[Figure scripts]
-.-.-

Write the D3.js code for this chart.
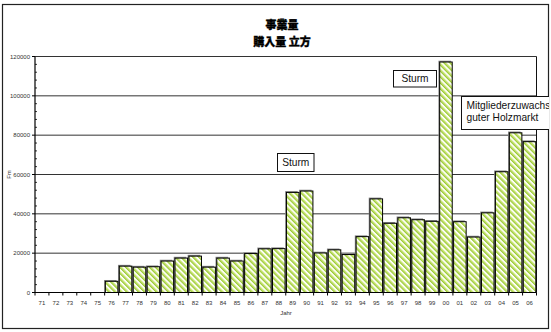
<!DOCTYPE html>
<html>
<head>
<meta charset="utf-8">
<script src="https://cdn.jsdelivr.net/npm/d3@7"></script>
<style>
  html, body { margin: 0; padding: 0; background: #fff; }
  svg { display: block; }
</style>
</head>
<body>
<svg id="chart" width="551" height="332"></svg>
<script>
// Years (two-digit labels) and purchased volume in Fm
const years = ["71","72","73","74","75","76","77","78","79","80","81","82","83","84","85","86","87","88",
               "89","90","91","92","93","94","95","96","97","98","99","00","01","02","03","04","05","06"];
const volume = [null, null, null, null, null, 5700, 13400, 12900, 13100, 16000, 17500, 18500, 12900, 17500,
                16000, 19800, 22200, 22300, 50900, 51600, 20100, 21700, 19300, 28400, 47600, 35200,
                38000, 37000, 36200, 117200, 36000, 28200, 40500, 61400, 81200, 76700];
const yTicks = [0, 20000, 40000, 60000, 80000, 100000, 120000];
const titleLines = ["事業量", "購入量 立方"];
const noteStorm1 = ["Sturm"];
const noteStorm2 = ["Sturm"];
const noteMarket = ["Mitgliederzuwachs", "guter Holzmarkt"];

const W = 551, H = 332;
const plot = { left: 35, right: 536.5, top: 56.5, bottom: 292.5 };
const svg = d3.select("#chart");

// Diagonal green hatching used to fill the bars
const defs = svg.append("defs");
const pat = defs.append("pattern")
  .attr("id", "hatch")
  .attr("patternUnits", "userSpaceOnUse")
  .attr("width", 4.2).attr("height", 4.2)
  .attr("patternTransform", "rotate(-45)");
pat.append("rect").attr("width", 4.2).attr("height", 4.2).attr("fill", "#ffffff");
pat.append("rect").attr("x", 0).attr("width", 1.5).attr("height", 4.2).attr("fill", "#9ccb34");
pat.append("rect").attr("x", 1.5).attr("width", 1.1).attr("height", 4.2).attr("fill", "#d4e985");

const clip = defs.append("clipPath").attr("id", "frameClip");
clip.append("rect").attr("x", 2).attr("y", 4).attr("width", 547).attr("height", 325);

// Scales
const x = d3.scaleBand()
  .domain(years)
  .range([plot.left, plot.right])
  .paddingInner(0.1)
  .paddingOuter(0.05);
const y = d3.scaleLinear().domain([0, 120000]).range([plot.bottom, plot.top]);

const font = "'Liberation Sans', Arial, sans-serif";

// Outer chart frame
svg.append("rect")
  .attr("x", 2.5).attr("y", 4.5).attr("width", 546).attr("height", 324)
  .attr("fill", "#fff").attr("stroke", "#222").attr("stroke-width", 1.2);

// Title
svg.append("g").selectAll("text").data(titleLines).join("text")
  .attr("x", 282).attr("y", (d, i) => 29 + i * 17)
  .attr("text-anchor", "middle")
  .attr("font-family", "'Noto Sans CJK JP', sans-serif")
  .attr("font-weight", "900")
  .attr("font-size", 11)
  .attr("fill", "#000")
  .attr("stroke", "#000").attr("stroke-width", 0.35)
  .text(d => d);

// Horizontal gridlines
svg.append("g").selectAll("line").data(yTicks.filter(v => v > 0)).join("line")
  .attr("x1", plot.left).attr("x2", plot.right)
  .attr("y1", d => y(d)).attr("y2", d => y(d))
  .attr("stroke", "#333").attr("stroke-width", 1);

// Plot area right border
svg.append("line")
  .attr("x1", plot.right).attr("x2", plot.right)
  .attr("y1", plot.top).attr("y2", plot.bottom)
  .attr("stroke", "#111").attr("stroke-width", 1);

// Bars with a soft grey shadow
const barData = years.map((yr, i) => ({ yr, v: volume[i] })).filter(d => d.v != null);
const bars = svg.append("g");
bars.selectAll("rect.shadow").data(barData).join("rect")
  .attr("class", "shadow")
  .attr("x", d => x(d.yr) - 1.3)
  .attr("y", d => y(d.v) - 1.3)
  .attr("width", x.bandwidth())
  .attr("height", d => plot.bottom - y(d.v) + 1.3)
  .attr("fill", "#8a8a8a");
bars.selectAll("rect.bar").data(barData).join("rect")
  .attr("class", "bar")
  .attr("x", d => x(d.yr))
  .attr("y", d => y(d.v))
  .attr("width", x.bandwidth())
  .attr("height", d => plot.bottom - y(d.v))
  .attr("fill", "url(#hatch)")
  .attr("stroke", "#000").attr("stroke-width", 1);

// Y axis
const yAxis = svg.append("g");
yAxis.append("line")
  .attr("x1", plot.left).attr("x2", plot.left)
  .attr("y1", plot.top).attr("y2", plot.bottom)
  .attr("stroke", "#000").attr("stroke-width", 1.2);
yAxis.selectAll("line.major").data(yTicks).join("line")
  .attr("class", "major")
  .attr("x1", plot.left - 3).attr("x2", plot.left)
  .attr("y1", d => y(d)).attr("y2", d => y(d))
  .attr("stroke", "#000");
const minorTicks = d3.range(0, 120001, 4000).filter(v => v % 20000 !== 0);
yAxis.selectAll("line.minor").data(minorTicks).join("line")
  .attr("class", "minor")
  .attr("x1", plot.left).attr("x2", plot.left + 2)
  .attr("y1", d => y(d)).attr("y2", d => y(d))
  .attr("stroke", "#000").attr("stroke-width", 0.8);
yAxis.selectAll("text").data(yTicks).join("text")
  .attr("x", plot.left - 5).attr("y", d => y(d) + 2)
  .attr("text-anchor", "end")
  .attr("font-family", font).attr("font-size", 6)
  .attr("fill", "#333")
  .text(d => d);
svg.append("text")
  .attr("transform", `translate(11,${(plot.top + plot.bottom) / 2}) rotate(-90)`)
  .attr("text-anchor", "middle")
  .attr("font-family", font).attr("font-size", 6)
  .attr("fill", "#333")
  .text("Fm");

// X axis
const xAxis = svg.append("g");
xAxis.append("line")
  .attr("x1", plot.left).attr("x2", plot.right)
  .attr("y1", plot.bottom).attr("y2", plot.bottom)
  .attr("stroke", "#000").attr("stroke-width", 1.2);
const step = (plot.right - plot.left) / years.length;
xAxis.selectAll("line.tick").data(d3.range(years.length + 1)).join("line")
  .attr("class", "tick")
  .attr("x1", i => plot.left + i * step).attr("x2", i => plot.left + i * step)
  .attr("y1", plot.bottom).attr("y2", plot.bottom + 3)
  .attr("stroke", "#000");
xAxis.selectAll("text").data(years).join("text")
  .attr("x", d => x(d) + x.bandwidth() / 2)
  .attr("y", plot.bottom + 12)
  .attr("text-anchor", "middle")
  .attr("font-family", font).attr("font-size", 6)
  .attr("fill", "#333")
  .text(d => d);
svg.append("text")
  .attr("x", 286).attr("y", 315)
  .attr("text-anchor", "middle")
  .attr("font-family", font).attr("font-size", 6)
  .attr("fill", "#333")
  .text("Jahr");

// Annotation boxes
function note(lines, bx, by, bw, bh, anchor) {
  const g = svg.append("g").attr("clip-path", "url(#frameClip)");
  g.append("rect")
    .attr("x", bx).attr("y", by).attr("width", bw).attr("height", bh)
    .attr("fill", "#fff").attr("stroke", "#111").attr("stroke-width", 1);
  g.selectAll("text").data(lines).join("text")
    .attr("x", anchor === "middle" ? bx + bw / 2 : bx + 5)
    .attr("y", (d, i) => lines.length === 1 ? by + bh / 2 + 3.6 : by + 12.5 + i * 12)
    .attr("text-anchor", anchor)
    .attr("font-family", font).attr("font-size", 10.2)
    .attr("fill", "#111")
    .text(d => d);
}
note(noteStorm1, 277.5, 153.5, 36.5, 18, "middle");
note(noteStorm2, 393.5, 70.5, 43, 16.5, "middle");
note(noteMarket, 461.5, 96.5, 100, 33, "start");
</script>
</body>
</html>
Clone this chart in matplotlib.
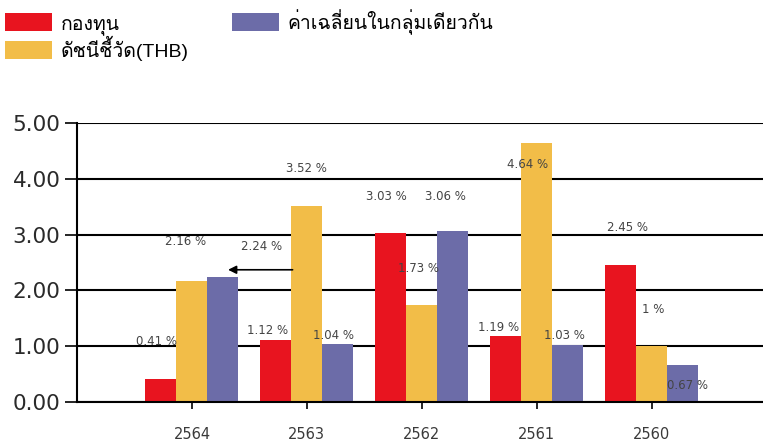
import numpy as np
import matplotlib
matplotlib.use("Agg")
import matplotlib.pyplot as plt
from matplotlib import font_manager, ft2font

years = ['2564', '2563', '2562', '2561', '2560']
fund = [0.41, 1.12, 3.03, 1.19, 2.45]
benchmark = [2.16, 3.52, 1.73, 4.64, 1.00]
peer = [2.24, 1.04, 3.06, 1.03, 0.67]
names = ['กองทุน', 'ดัชนีชี้วัด(THB)', 'ค่าเฉลี่ยนในกลุ่มเดียวกัน']
colors = ['#E8141F', '#F2BD48', '#6C6CA8']

# where the value labels sit (data units), same order as the bars
label_pos = {
    0: [(-0.31, 1.08), (0.66, 1.29), (1.69, 3.69), (2.67, 1.33), (3.79, 3.12)],
    1: [(-0.06, 2.87), (1.00, 4.19), (1.97, 2.40), (2.92, 4.25), (4.01, 1.65)],
    2: [(0.61, 2.78), (1.23, 1.20), (2.21, 3.69), (3.24, 1.20), (4.31, 0.29)],
}


def thai_font():
    for f in font_manager.fontManager.ttflist:
        try:
            cmap = ft2font.FT2Font(f.fname).get_charmap()
        except Exception:
            continue
        if 0x0E01 in cmap:
            return f.name
    return None


fams = ['DejaVu Sans']
tf = thai_font()
if tf:
    fams = ['Liberation Sans', tf, 'DejaVu Sans']
plt.rcParams['font.family'] = fams

fig = plt.figure(figsize=(7.63, 4.47), dpi=100)
ax = fig.add_axes([0.101, 0.1007, 0.899, 0.624])

x = np.arange(len(years))
w = 0.27
series = [fund, benchmark, peer]
for k, (vals, c, n) in enumerate(zip(series, colors, names)):
    ax.bar(x + (k - 1) * w, vals, width=w, color=c, label=n, zorder=2)
    for v, (lx, ly) in zip(vals, label_pos[k]):
        ax.text(lx, ly, f'{v:g} %', ha='center', va='center', fontsize=8.5,
                color='#444444', family='DejaVu Sans', zorder=3)

ax.annotate('', xy=(0.29, 2.37), xytext=(0.90, 2.37),
            arrowprops=dict(arrowstyle='-|>', color='black', lw=1.2,
                            mutation_scale=12), zorder=4)

ax.set_xlim(-1, 4.97)
ax.set_ylim(0, 5)
ticks = np.arange(0, 5.01, 1)
ax.set_yticks(ticks)
ax.set_yticklabels([f'{t:.2f}' for t in ticks], fontsize=15.5,
                   color='#2a2a2a', family='DejaVu Sans')
ax.set_xticks(x)
ax.set_xticklabels(years, fontsize=10.5, color='#3a3a3a', family='DejaVu Sans')
ax.tick_params(axis='y', length=9, width=1.2, direction='out', pad=3)
ax.tick_params(axis='x', length=5, width=1.2, direction='out', pad=13)
ax.grid(axis='y', color='black', lw=1.5, zorder=0)
ax.set_axisbelow(True)
for s in ['top', 'right']:
    ax.spines[s].set_visible(False)
ax.spines['left'].set_linewidth(1.5)
ax.spines['bottom'].set_linewidth(1.5)

h, l = ax.get_legend_handles_labels()
fig.legend(h, l, loc='upper left', bbox_to_anchor=(5 / 763, 1 - 9 / 447),
           ncol=2, frameon=False, fontsize=14, handlelength=2.42,
           handleheight=1.08, columnspacing=2.2, handletextpad=0.45,
           labelspacing=0.05, borderaxespad=0, borderpad=0)

fig.savefig('out.png', dpi=100)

-.-.-

* What to work on *
Exactly and only the lines from the line with "Clone this chart in matplotlib." to the line with "mutation_scale=12), zorder=4)", both ends included, should be echoed. Do not carry over the pictures.

* Output *
Clone this chart in matplotlib.
import numpy as np
import matplotlib
matplotlib.use("Agg")
import matplotlib.pyplot as plt
from matplotlib import font_manager, ft2font

years = ['2564', '2563', '2562', '2561', '2560']
fund = [0.41, 1.12, 3.03, 1.19, 2.45]
benchmark = [2.16, 3.52, 1.73, 4.64, 1.00]
peer = [2.24, 1.04, 3.06, 1.03, 0.67]
names = ['กองทุน', 'ดัชนีชี้วัด(THB)', 'ค่าเฉลี่ยนในกลุ่มเดียวกัน']
colors = ['#E8141F', '#F2BD48', '#6C6CA8']

# where the value labels sit (data units), same order as the bars
label_pos = {
    0: [(-0.31, 1.08), (0.66, 1.29), (1.69, 3.69), (2.67, 1.33), (3.79, 3.12)],
    1: [(-0.06, 2.87), (1.00, 4.19), (1.97, 2.40), (2.92, 4.25), (4.01, 1.65)],
    2: [(0.61, 2.78), (1.23, 1.20), (2.21, 3.69), (3.24, 1.20), (4.31, 0.29)],
}


def thai_font():
    for f in font_manager.fontManager.ttflist:
        try:
            cmap = ft2font.FT2Font(f.fname).get_charmap()
        except Exception:
            continue
        if 0x0E01 in cmap:
            return f.name
    return None


fams = ['DejaVu Sans']
tf = thai_font()
if tf:
    fams = ['Liberation Sans', tf, 'DejaVu Sans']
plt.rcParams['font.family'] = fams

fig = plt.figure(figsize=(7.63, 4.47), dpi=100)
ax = fig.add_axes([0.101, 0.1007, 0.899, 0.624])

x = np.arange(len(years))
w = 0.27
series = [fund, benchmark, peer]
for k, (vals, c, n) in enumerate(zip(series, colors, names)):
    ax.bar(x + (k - 1) * w, vals, width=w, color=c, label=n, zorder=2)
    for v, (lx, ly) in zip(vals, label_pos[k]):
        ax.text(lx, ly, f'{v:g} %', ha='center', va='center', fontsize=8.5,
                color='#444444', family='DejaVu Sans', zorder=3)

ax.annotate('', xy=(0.29, 2.37), xytext=(0.90, 2.37),
            arrowprops=dict(arrowstyle='-|>', color='black', lw=1.2,
                            mutation_scale=12), zorder=4)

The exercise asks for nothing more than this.